## Data lines
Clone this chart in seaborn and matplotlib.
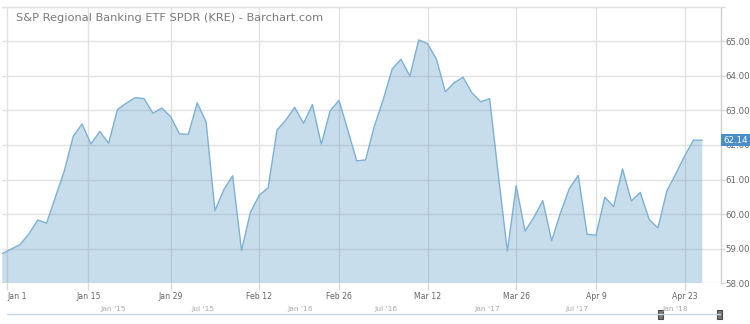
import numpy as np
import pandas as pd
import matplotlib
matplotlib.use("Agg")
import matplotlib.pyplot as plt
import matplotlib.transforms as mtransforms
from matplotlib.lines import Line2D
from matplotlib.patches import Rectangle
import seaborn as sns

# ---------------- data ----------------
title = "S&P Regional Banking ETF SPDR (KRE) - Barchart.com"
prices = [
    58.86, 58.99, 59.12, 59.43, 59.83, 59.74, 60.50, 61.25, 62.25, 62.61,
    62.03, 62.39, 62.05, 63.03, 63.21, 63.37, 63.34, 62.92, 63.07, 62.82,
    62.32, 62.31, 63.22, 62.67, 60.10, 60.71, 61.11, 58.95, 60.05, 60.55,
    60.76, 62.43, 62.72, 63.09, 62.63, 63.17, 62.02, 62.99, 63.29, 62.43,
    61.54, 61.57, 62.55, 63.32, 64.20, 64.48, 63.99, 65.04, 64.93, 64.48,
    63.54, 63.80, 63.96, 63.51, 63.25, 63.34, 61.10, 58.93, 60.82, 59.51,
    59.91, 60.39, 59.23, 60.04, 60.74, 61.12, 59.42, 59.39, 60.49, 60.22,
    61.31, 60.38, 60.63, 59.85, 59.60, 60.67, 61.16, 61.68, 62.14, 62.14,
]
date_labels = ["Jan 1", "Jan 15", "Jan 29", "Feb 12", "Feb 26",
               "Mar 12", "Mar 26", "Apr 9", "Apr 23"]
date_label_days = [0.56, 9.7, 19, 29, 38, 48, 58, 67, 77]
price_ticks = [58, 59, 60, 61, 62, 63, 64, 65, 66]
last_price = 62.14
nav_labels = ["Jan '15", "Jul '15", "Jan '16", "Jul '16", "Jan '17", "Jul '17", "Jan '18"]
nav_label_px = [113, 203, 300, 386, 487, 577, 675]

# ---------------- style ----------------
sns.set_theme(style="white")
plt.rcParams["font.family"] = ["DejaVu Sans"]

W, H = 750, 324
fig = plt.figure(figsize=(W / 100, H / 100), dpi=100)
fig.patch.set_facecolor("white")

left_px, right_px, top_px, bot_px = 2.3, 720.7, 6.7, 283.3
ax = fig.add_axes([left_px / W, 1 - bot_px / H, (right_px - left_px) / W, (bot_px - top_px) / H])

df = pd.DataFrame({"day": np.arange(len(prices)), "price": prices})
ax.fill_between(df["day"], 0, df["price"], color="#4a8fbf", alpha=0.30, lw=0, zorder=2)
sns.lineplot(data=df, x="day", y="price", ax=ax, color="#7db1d3", lw=1.0, zorder=3)

ax.set_xlim(0, 81.08)
ax.set_ylim(price_ticks[0], price_ticks[-1])
ax.set_axisbelow(True)
ax.grid(True, color="#e2e2e2", lw=1.0, zorder=0)

ax.yaxis.tick_right()
ax.set_yticks(price_ticks)
ax.set_yticklabels([f"{v:.2f}" if v < price_ticks[-1] else "" for v in price_ticks])
ax.set_xticks(date_label_days)
ax.set_xticklabels(date_labels)
ax.tick_params(axis="y", labelsize=6.2, labelcolor="#666666", color="#d8d8d8",
               length=3, width=1, pad=0.5, right=True, left=False)
ax.tick_params(axis="x", labelsize=5.6, labelcolor="#666666", color="#d8d8d8",
               length=5, width=1, pad=1.5, bottom=True)
ax.get_xticklabels()[0].set_horizontalalignment("left")
ax.set_xlabel("")
ax.set_ylabel("")

for side in ["left", "bottom"]:
    ax.spines[side].set_visible(False)
ax.spines["top"].set_color("#e2e2e2")
ax.spines["right"].set_color("#d0d0d0")
ax.spines["top"].set_linewidth(1)
ax.spines["right"].set_linewidth(1)

# last price flag (sits over the 62.00 label, as in the reference)
trans = mtransforms.blended_transform_factory(ax.transAxes, ax.transData)
trans = trans + mtransforms.ScaledTranslation(2.5 / 100, 0, fig.dpi_scale_trans)
ax.text(1.0, last_price, f"{last_price:.2f}", transform=trans, ha="left", va="center",
        fontsize=6.2, color="white", clip_on=False, zorder=10,
        bbox=dict(boxstyle="square,pad=0.2", fc="#4a8ec6", ec="none"))

# title
fig.text(16 / W, 1 - 18 / H, title, fontsize=8.2, color="#7a7a7a", ha="left", va="center")

# navigator strip
fig.add_artist(Line2D([6.7 / W, 720 / W], [1 - 314.3 / H, 1 - 314.3 / H],
                      color="#c9d6e3", lw=1))
for lab, px in zip(nav_labels, nav_label_px):
    fig.text(px / W, 1 - 309 / H, lab, fontsize=5.4, color="#aaaaaa", ha="center", va="center")
for hx in (658.3, 717.3):
    fig.add_artist(Rectangle((hx / W, 1 - 319 / H), 4.4 / W, 9 / H,
                             transform=fig.transFigure, fc="#777777", ec="#4a4a4a", lw=0.8))

fig.savefig("out.png", dpi=100, facecolor="white")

## Problem to solve
From the opening line of the listing above through the line bearing "import seaborn as sns", repeat each line exactly. Drop every picture.

## Written solution
Clone this chart in seaborn and matplotlib.
import numpy as np
import pandas as pd
import matplotlib
matplotlib.use("Agg")
import matplotlib.pyplot as plt
import matplotlib.transforms as mtransforms
from matplotlib.lines import Line2D
from matplotlib.patches import Rectangle
import seaborn as sns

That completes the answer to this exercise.